Uno de los logros más importantes del movimiento revolucionario mexicano fue el surgimiento de un sentimiento nacionalista, que entre sus manifestaciones buscaba llevar la cultura al pueblo y revalorar nuestras herencias prehispánica e indígena. Una expresión relevante de estas ideas se dio en el muralismo que cubrió durante décadas los muros de edificios públicos.
Este año se celebra el primer centenario de este movimiento artístico que surgió en nuestro país, donde los artistas que participaron en él intentaron plasmar su visión sobre la identidad nacional, además de la situación social y política de México.
El primer mural se afirma que lo pintó Diego Rivera en 1922, en el Anfiteatro Simón Bolívar del Colegio de San Ildefonso, entonces sede de la célebre Preparatoria Nacional.
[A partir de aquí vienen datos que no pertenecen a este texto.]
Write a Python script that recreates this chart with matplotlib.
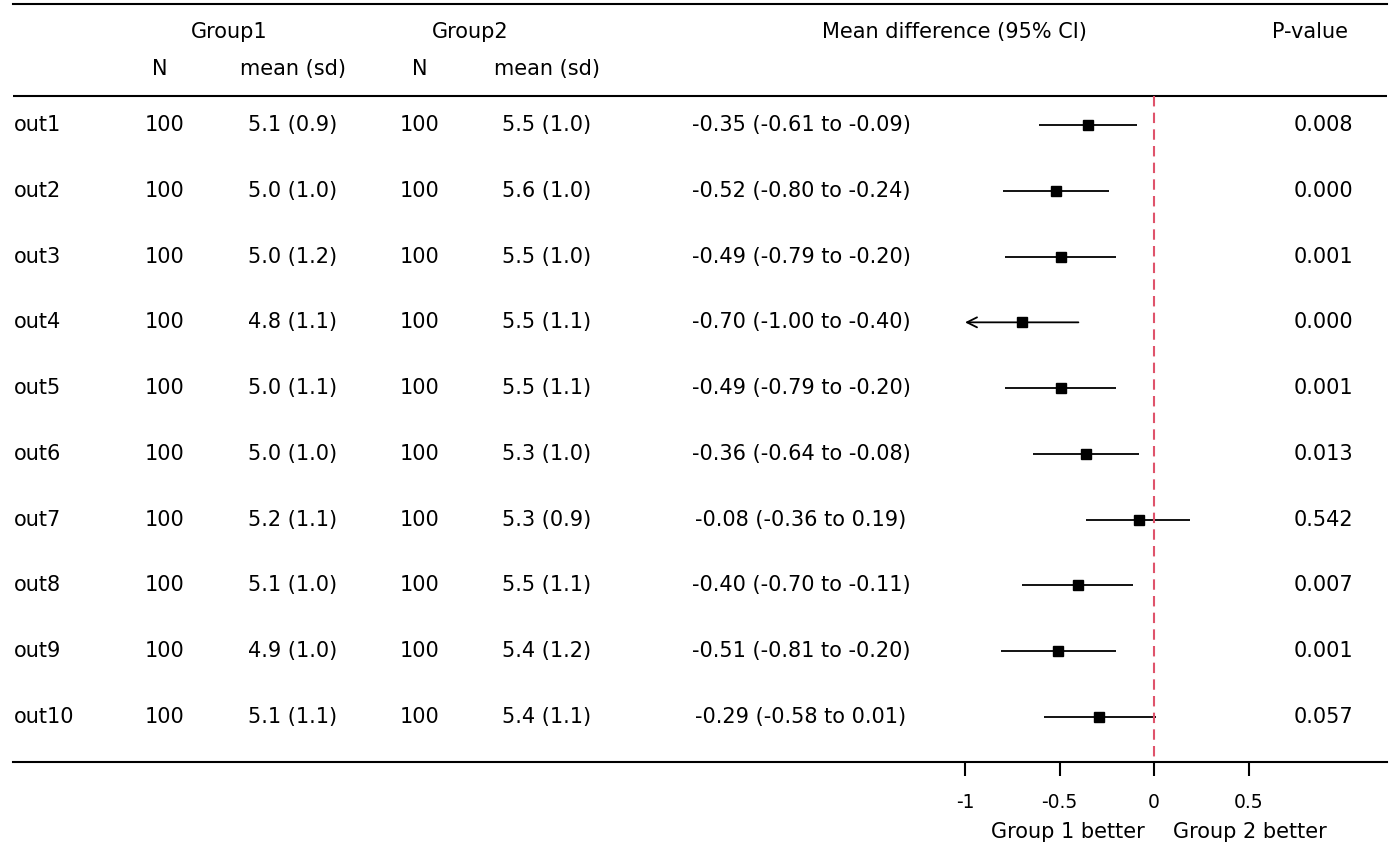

Ese fue el primero de decenas que realizaron una pléyade de artistas notables y otros no tanto, pero todos con la mística de estar acercando al pueblo la riqueza de nuestras raíces ancestrales y crear un sentido de identidad y orgullo.
A fines de la década de los 40 del pasado siglo se comenzó la planeación de uno de los proyectos de mayor envergadura que se han realizado en nuestro país: Ciudad Universitaria (CU), que sería la sede de la Universidad Nacional Autónoma de México (UNAM).
Muchas crónicas llevaría describir la hazaña que fue construir sobre el manto volcánico que dejó la explosión del Xitle, en sólo cinco años, esa obra magna en la que participaron más de 200 arquitectos e ingenieros coordinados por el arquitecto Carlos Lazo. Hoy sólo nos vamos a referir al que sin duda es el edificio más importante: la Biblioteca Central.
El proyecto constructivo se basó en estudios que realizó el maestro José María Luján del funcionamiento de las principales bibliotecas universitarias del mundo. Con la influencia de las corrientes funcionalistas que prevalecían en esos años, se diseñó un moderno edificio destinado a almacenar un millón de libros. En el plano de conjunto de CU se le había concedido una posición preponderante, por lo que con sus 50 metros de altura se levanta imponente en un sitio privilegiado.
De forma simple podemos definir la estructura como un cuerpo vertical que muestra en la base una franja de vidrieras y muros bajos que corresponden al piso abierto, después se despliegan 10 pisos dentro de un monumental cubo con los muros ciegos recubiertos de cientos de pequeñas piedras de colores. Con una superficie de 4 mil metros cuadrados, sus cuatro fachadas se convierten en un solo mosaico que se dice que es el mural más grande del mundo. Se inauguró el 5 de abril de 1956 y se ha constituido en el edificio emblemático de CU y uno de los más fotografiados y difundidos en el orbe.
Lo realizó el arquitecto y pintor Juan O’Gorman de una manera totalmente artesanal, con un elaborado diseño que plasma su concepción personal de la grandeza de México. Lo títuló Representación histórica de la cultura y muestra los momentos de México desde sus diversas etapas, su diversidad y milenaria riqueza cultural.
O’Gorman lo elaboró con decenas de distintos tipos de piedras naturales de diferentes clases y colores, colectadas en toda la República, y debido a sus dimensiones y características particulares cada panel fue armado en el piso.
Después de maravillarnos una vez más con el prodigioso mural, nos fuimos a conoce el nuevo restaurante Al Andalus, en avenida Insurgentes Sur 2475-piso 1 en San Ángel. Ofrece la misma deliciosa comida libanesa que los otros que ha fundado su dueño y chef Mohammed Mazeh en los 31 años que tiene en México.
El sitio es espectacular; lo recibe una inmensa cava de cristal que permite apreciar su rico contenido de vinos y bebidas exlusivas de todo el mundo. El elegantioso salón principal se despliega bajo una escultura de maderas finas que semeja un árbol monumental.
La oferta gastronómica lo traslada a Medio Oriente con exquisiteces como shanklish, ese queso con especies medio picosito, que sostenía durante la larga travesía a los migrantes que llegaron a principios del siglo XX a la Ciudad de México. Los clásicos tabule, arroz con lentejas, hojas de parra, keppe crudo o charola, alambres de pollo, filete o cordero, shawarma de falafel. Desde el principio le llevan unos tentadores panes inflados recién sacados del horno y de remate real, los imperdibles dulces árabes que evocan en el paladar Las mil y una noches, con la compañía de un intenso café de la región.